> _Required task_
Transcribe every line exactly and omit anything that is a picture.

> _Collected data_
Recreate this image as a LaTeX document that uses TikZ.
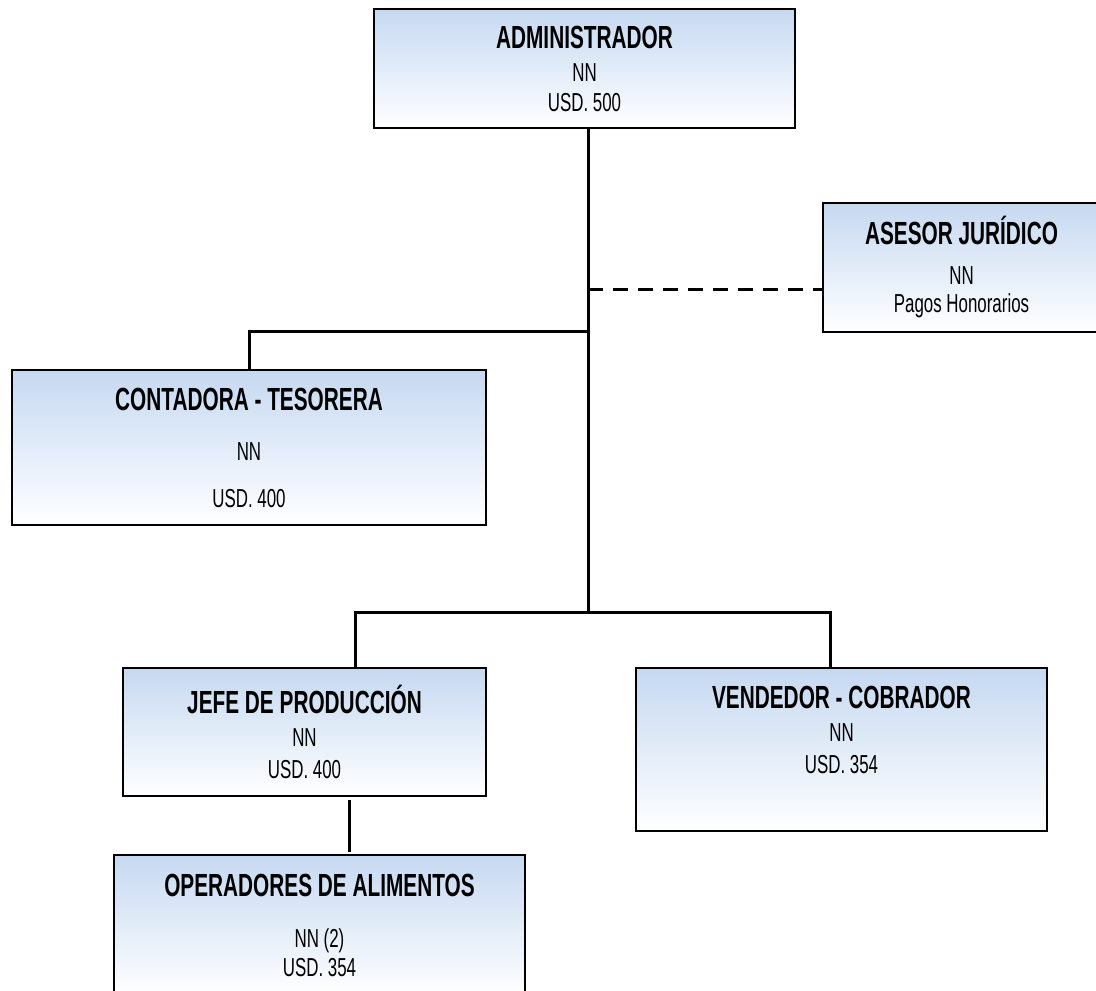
\documentclass[tikz,border=0pt]{standalone}
\usepackage{fontspec}
\setmainfont[FakeStretch=0.65]{Liberation Sans}
\usepackage{tikz}

\definecolor{celeste}{RGB}{198,217,241}
\newcommand{\cargo}[1]{{\bfseries\fontsize{32}{30}\selectfont #1}}

\begin{document}
\begin{tikzpicture}[x=1pt, y=-1pt]
\tikzstyle{puesto} = [draw, line width=1.6pt, top color=celeste, bottom color=white,
  align=center, inner sep=0pt, font=\fontsize{26}{30}\selectfont]
\tikzstyle{linea} = [line width=3pt]
\useasboundingbox (0,0) rectangle (1096,991);

\node[puesto, minimum width=421, minimum height=119] (admin) at (584.5,68.5)
  {\cargo{ADMINISTRADOR}\\[3pt] NN\\ USD. 500};
\node[puesto, minimum width=277, minimum height=129] (asesor) at (961.5,267.5)
  {\cargo{ASESOR JURÍDICO}\\[10pt] NN\\[-2pt] Pagos Honorarios};
\node[puesto, minimum width=474, minimum height=155] (conta) at (249,447.5)
  {\cargo{CONTADORA - TESORERA}\\[20pt] NN\\[17pt] USD. 400};
\node[puesto, minimum width=363, minimum height=128] (jefe) at (304.5,732)
  {\cargo{JEFE DE PRODUCCIÓN}\\[3pt] NN\\[2pt] USD. 400};
\node[puesto, minimum width=411, minimum height=163] (vend) at (841.5,749.5)
  {\cargo{VENDEDOR - COBRADOR}\\[3pt] NN\\[2pt] USD. 354\rule[-39pt]{0pt}{1pt}};
\node[puesto, minimum width=411, minimum height=140] (oper) at (319.5,925)
  {\cargo{OPERADORES DE ALIMENTOS}\\[21pt] NN (2)\\[-1pt] USD. 354};

% puntos de la linea principal
\coordinate (jur) at (588,289);
\coordinate (cont) at (588,331);
\coordinate (bus) at (588,612);

\draw[linea] (admin.south -| bus) -- (bus);
\draw[linea, dash pattern=on 15pt off 10pt] (jur) -- (jur -| asesor.west);
\draw[linea] (cont) -| (conta.north);
\draw[linea] ([xshift=50.5]jefe.north) |- (bus) -| ([xshift=-11.5]vend.north);
\draw[linea, shorten <=3pt, shorten >=2pt] ([xshift=44.5]jefe.south) -- ([xshift=44.5]jefe.south |- oper.north);
\end{tikzpicture}
\end{document}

> _Answer in full_
Recreate this image as a LaTeX document that uses TikZ.
\documentclass[tikz,border=0pt]{standalone}
\usepackage{fontspec}
\setmainfont[FakeStretch=0.65]{Liberation Sans}
\usepackage{tikz}

\definecolor{celeste}{RGB}{198,217,241}
\newcommand{\cargo}[1]{{\bfseries\fontsize{32}{30}\selectfont #1}}

\begin{document}
\begin{tikzpicture}[x=1pt, y=-1pt]
\tikzstyle{puesto} = [draw, line width=1.6pt, top color=celeste, bottom color=white,
  align=center, inner sep=0pt, font=\fontsize{26}{30}\selectfont]
\tikzstyle{linea} = [line width=3pt]
\useasboundingbox (0,0) rectangle (1096,991);

\node[puesto, minimum width=421, minimum height=119] (admin) at (584.5,68.5)
  {\cargo{ADMINISTRADOR}\\[3pt] NN\\ USD. 500};
\node[puesto, minimum width=277, minimum height=129] (asesor) at (961.5,267.5)
  {\cargo{ASESOR JURÍDICO}\\[10pt] NN\\[-2pt] Pagos Honorarios};
\node[puesto, minimum width=474, minimum height=155] (conta) at (249,447.5)
  {\cargo{CONTADORA - TESORERA}\\[20pt] NN\\[17pt] USD. 400};
\node[puesto, minimum width=363, minimum height=128] (jefe) at (304.5,732)
  {\cargo{JEFE DE PRODUCCIÓN}\\[3pt] NN\\[2pt] USD. 400};
\node[puesto, minimum width=411, minimum height=163] (vend) at (841.5,749.5)
  {\cargo{VENDEDOR - COBRADOR}\\[3pt] NN\\[2pt] USD. 354\rule[-39pt]{0pt}{1pt}};
\node[puesto, minimum width=411, minimum height=140] (oper) at (319.5,925)
  {\cargo{OPERADORES DE ALIMENTOS}\\[21pt] NN (2)\\[-1pt] USD. 354};

% puntos de la linea principal
\coordinate (jur) at (588,289);
\coordinate (cont) at (588,331);
\coordinate (bus) at (588,612);

\draw[linea] (admin.south -| bus) -- (bus);
\draw[linea, dash pattern=on 15pt off 10pt] (jur) -- (jur -| asesor.west);
\draw[linea] (cont) -| (conta.north);
\draw[linea] ([xshift=50.5]jefe.north) |- (bus) -| ([xshift=-11.5]vend.north);
\draw[linea, shorten <=3pt, shorten >=2pt] ([xshift=44.5]jefe.south) -- ([xshift=44.5]jefe.south |- oper.north);
\end{tikzpicture}
\end{document}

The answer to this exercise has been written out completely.